In his assessment of the global economy’s performance 2013, legendary financier George Soros warned of dangers in the Chinese economy:
The major uncertainty facing the world today is not the euro but the future direction of China. The growth model responsible for its rapid rise has run out of steam.
That model depended on financial repression of the household sector, in order to drive the growth of exports and investments. As a result, the household sector has now shrunk to 35 percent of GDP, and its forced savings are no longer sufficient to finance the current growth model.

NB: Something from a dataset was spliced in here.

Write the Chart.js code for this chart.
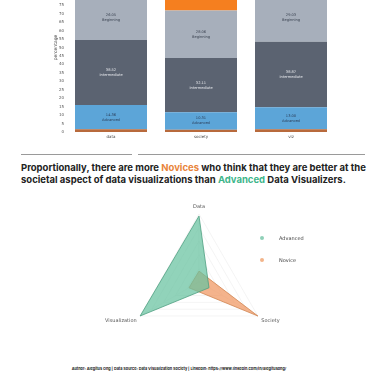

This has led to an exponential rise in the use of various forms of debt financing.
There are some eerie resemblances with the financial conditions that prevailed in the U.S. in the years preceding the crash of 2008. [Project Syndicate]
That, as William Pesek notes, is a rather ominous conclusion. So is China due a crash?
“As a result, the household sector has now shrunk to 35 percent of GDP” Chinese domestic markets have not shrunk in real terms. To the contrary, post 2008 domestic consumption has grown at healthy rate with room for continued growth. Wadges have shown moderate growth and cultural changes seem to be encouraging domestic consumption of goods and services. Chinese domestic policy is more open than many assume. Local and regional planning is healthy and continues to decentralize sending the one size fits all approach of communism to the ash heap. Much of the third world views China’s increasing world role as positive and non-threatening. Chinese continue to invest internationally and will also profit as western economies recover. China does have both national and regional energy plans and the electrical grid is designed to take advantage of future uses of wind/solar and emerging fusion technology at a local and regional level. They certainly face challenges and they may not meet western expectations (fears) of becoming the largest economy in the world by 2025, But I would not be surprised if in 25 years there are more 3d-printers in the living rooms of China than the garages of the west.
This is the most complete overview of the subject I’ve seen. I hope John and others will follow with more comparisons with US, EU, Japan, et al. Soros can be puzzling: is any given statement from the cards-held-close-to-the chest speculator, from the investment elder statesman, or from the leftist (anti-democratic) U.S. political financier?